- _GIVEN TASK_
Copy out all lines in the data below containing the string "this".
Begin EXTRACTED DATA
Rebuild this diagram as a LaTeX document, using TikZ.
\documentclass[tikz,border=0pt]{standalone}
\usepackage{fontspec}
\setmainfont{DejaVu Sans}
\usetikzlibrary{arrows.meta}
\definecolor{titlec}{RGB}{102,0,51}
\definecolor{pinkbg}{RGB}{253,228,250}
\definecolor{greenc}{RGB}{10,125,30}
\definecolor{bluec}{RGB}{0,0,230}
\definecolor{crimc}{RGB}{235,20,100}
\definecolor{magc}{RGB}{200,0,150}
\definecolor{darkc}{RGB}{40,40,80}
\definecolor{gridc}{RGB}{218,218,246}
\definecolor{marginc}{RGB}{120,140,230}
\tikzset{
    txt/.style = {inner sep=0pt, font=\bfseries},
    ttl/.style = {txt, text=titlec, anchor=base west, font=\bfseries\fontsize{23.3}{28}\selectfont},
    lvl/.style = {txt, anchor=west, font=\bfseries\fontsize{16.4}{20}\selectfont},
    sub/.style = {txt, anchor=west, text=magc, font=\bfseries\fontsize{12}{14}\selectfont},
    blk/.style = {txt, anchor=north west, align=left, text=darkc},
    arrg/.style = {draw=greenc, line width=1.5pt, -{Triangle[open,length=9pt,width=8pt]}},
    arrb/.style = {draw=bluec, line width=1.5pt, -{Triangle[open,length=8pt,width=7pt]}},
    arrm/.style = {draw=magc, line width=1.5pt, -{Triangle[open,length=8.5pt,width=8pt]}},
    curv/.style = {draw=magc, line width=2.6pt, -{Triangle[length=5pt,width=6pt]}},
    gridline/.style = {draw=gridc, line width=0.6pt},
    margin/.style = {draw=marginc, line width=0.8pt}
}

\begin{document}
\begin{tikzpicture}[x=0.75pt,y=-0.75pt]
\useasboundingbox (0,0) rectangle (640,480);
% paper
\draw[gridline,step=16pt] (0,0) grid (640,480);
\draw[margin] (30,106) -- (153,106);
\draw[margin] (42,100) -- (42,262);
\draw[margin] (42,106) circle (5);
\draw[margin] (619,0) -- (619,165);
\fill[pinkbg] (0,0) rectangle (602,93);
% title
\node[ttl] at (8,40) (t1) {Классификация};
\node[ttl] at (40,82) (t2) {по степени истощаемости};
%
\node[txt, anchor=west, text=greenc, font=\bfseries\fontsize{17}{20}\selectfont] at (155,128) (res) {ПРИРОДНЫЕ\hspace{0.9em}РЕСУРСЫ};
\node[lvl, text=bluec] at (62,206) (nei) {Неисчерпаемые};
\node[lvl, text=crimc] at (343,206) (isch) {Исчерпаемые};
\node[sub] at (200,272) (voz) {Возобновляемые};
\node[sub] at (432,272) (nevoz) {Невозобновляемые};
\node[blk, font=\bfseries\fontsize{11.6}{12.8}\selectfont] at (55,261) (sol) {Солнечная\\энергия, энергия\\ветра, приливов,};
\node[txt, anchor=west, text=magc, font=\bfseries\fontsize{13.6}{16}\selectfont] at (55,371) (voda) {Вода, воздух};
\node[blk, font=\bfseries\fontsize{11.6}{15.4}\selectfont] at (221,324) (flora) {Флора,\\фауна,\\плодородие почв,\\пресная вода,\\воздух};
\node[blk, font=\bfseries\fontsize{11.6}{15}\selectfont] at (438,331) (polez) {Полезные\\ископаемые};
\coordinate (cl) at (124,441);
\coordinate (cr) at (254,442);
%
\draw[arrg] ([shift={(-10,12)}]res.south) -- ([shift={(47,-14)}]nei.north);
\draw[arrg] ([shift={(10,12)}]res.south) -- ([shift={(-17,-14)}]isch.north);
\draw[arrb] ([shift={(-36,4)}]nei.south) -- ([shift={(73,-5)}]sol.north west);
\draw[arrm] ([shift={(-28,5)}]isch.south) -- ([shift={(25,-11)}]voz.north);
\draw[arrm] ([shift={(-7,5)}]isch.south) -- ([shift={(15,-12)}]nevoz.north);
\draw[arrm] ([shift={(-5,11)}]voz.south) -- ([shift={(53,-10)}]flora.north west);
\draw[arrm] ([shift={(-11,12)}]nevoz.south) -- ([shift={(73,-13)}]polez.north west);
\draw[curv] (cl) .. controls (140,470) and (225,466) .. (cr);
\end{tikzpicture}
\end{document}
End EXTRACTED DATA
Begin EXTRACTED DATA
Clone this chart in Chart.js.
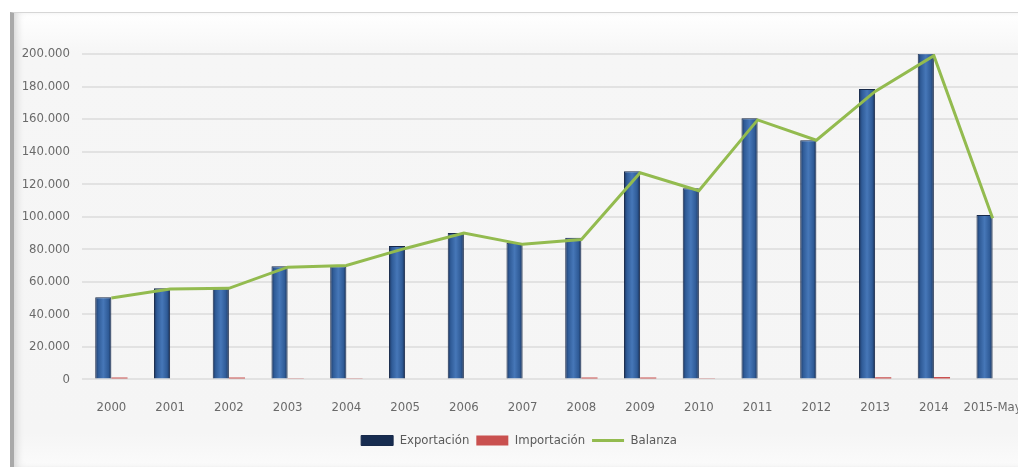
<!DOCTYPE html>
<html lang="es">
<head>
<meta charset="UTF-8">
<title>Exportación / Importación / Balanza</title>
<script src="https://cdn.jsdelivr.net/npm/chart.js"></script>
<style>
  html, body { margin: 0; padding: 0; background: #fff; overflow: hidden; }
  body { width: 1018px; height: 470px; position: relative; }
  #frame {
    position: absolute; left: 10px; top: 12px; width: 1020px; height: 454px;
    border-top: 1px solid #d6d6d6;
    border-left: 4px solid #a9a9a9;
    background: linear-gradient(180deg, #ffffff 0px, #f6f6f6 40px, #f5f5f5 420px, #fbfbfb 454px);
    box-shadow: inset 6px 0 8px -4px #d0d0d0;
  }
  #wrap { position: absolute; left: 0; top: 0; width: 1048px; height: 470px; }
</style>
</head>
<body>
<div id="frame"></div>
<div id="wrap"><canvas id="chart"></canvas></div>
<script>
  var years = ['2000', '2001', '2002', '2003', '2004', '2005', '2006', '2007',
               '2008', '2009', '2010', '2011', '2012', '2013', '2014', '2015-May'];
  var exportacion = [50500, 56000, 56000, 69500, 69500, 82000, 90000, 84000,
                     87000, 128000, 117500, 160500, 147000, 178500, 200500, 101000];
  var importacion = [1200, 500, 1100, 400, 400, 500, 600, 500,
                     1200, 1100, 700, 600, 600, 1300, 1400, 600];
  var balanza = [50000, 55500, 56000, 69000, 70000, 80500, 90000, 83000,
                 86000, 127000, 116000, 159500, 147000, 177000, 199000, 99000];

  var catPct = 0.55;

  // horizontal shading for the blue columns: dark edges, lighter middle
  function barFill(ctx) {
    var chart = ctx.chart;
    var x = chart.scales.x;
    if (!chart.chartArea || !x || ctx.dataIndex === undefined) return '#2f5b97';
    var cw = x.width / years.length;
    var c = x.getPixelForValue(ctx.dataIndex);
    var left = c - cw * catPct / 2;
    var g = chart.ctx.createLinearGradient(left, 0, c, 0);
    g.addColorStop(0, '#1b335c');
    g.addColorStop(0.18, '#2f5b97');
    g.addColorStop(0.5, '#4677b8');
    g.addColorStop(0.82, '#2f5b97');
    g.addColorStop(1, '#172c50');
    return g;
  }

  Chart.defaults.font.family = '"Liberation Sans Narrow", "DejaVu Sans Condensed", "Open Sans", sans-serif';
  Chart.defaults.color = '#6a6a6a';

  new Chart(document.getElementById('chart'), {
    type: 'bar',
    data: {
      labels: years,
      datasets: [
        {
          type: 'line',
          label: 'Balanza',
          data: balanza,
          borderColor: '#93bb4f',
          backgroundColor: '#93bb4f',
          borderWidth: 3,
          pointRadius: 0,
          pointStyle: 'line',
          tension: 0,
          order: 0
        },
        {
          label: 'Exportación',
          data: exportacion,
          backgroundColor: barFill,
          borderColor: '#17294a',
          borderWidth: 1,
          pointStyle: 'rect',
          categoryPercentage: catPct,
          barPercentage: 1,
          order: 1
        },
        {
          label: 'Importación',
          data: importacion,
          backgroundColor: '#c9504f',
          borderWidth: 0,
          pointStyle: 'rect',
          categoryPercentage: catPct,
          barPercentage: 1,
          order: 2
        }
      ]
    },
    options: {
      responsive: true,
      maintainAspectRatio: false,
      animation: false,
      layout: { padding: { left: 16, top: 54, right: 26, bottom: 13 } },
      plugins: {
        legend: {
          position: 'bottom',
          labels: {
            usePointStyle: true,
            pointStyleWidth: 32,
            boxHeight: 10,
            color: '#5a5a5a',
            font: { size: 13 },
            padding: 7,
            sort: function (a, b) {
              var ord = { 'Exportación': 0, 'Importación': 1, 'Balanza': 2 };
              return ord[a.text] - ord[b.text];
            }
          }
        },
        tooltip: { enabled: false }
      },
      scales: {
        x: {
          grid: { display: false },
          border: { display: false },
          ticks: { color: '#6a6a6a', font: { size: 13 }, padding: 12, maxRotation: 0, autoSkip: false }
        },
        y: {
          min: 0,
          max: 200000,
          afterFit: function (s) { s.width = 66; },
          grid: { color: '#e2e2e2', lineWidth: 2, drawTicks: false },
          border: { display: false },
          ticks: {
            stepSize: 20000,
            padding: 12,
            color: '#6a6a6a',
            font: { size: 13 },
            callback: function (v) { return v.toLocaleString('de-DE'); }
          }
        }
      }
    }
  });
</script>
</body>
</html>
End EXTRACTED DATA
- _EXERCISE ANSWER_
Rebuild this diagram as a LaTeX document, using TikZ.
Clone this chart in Chart.js.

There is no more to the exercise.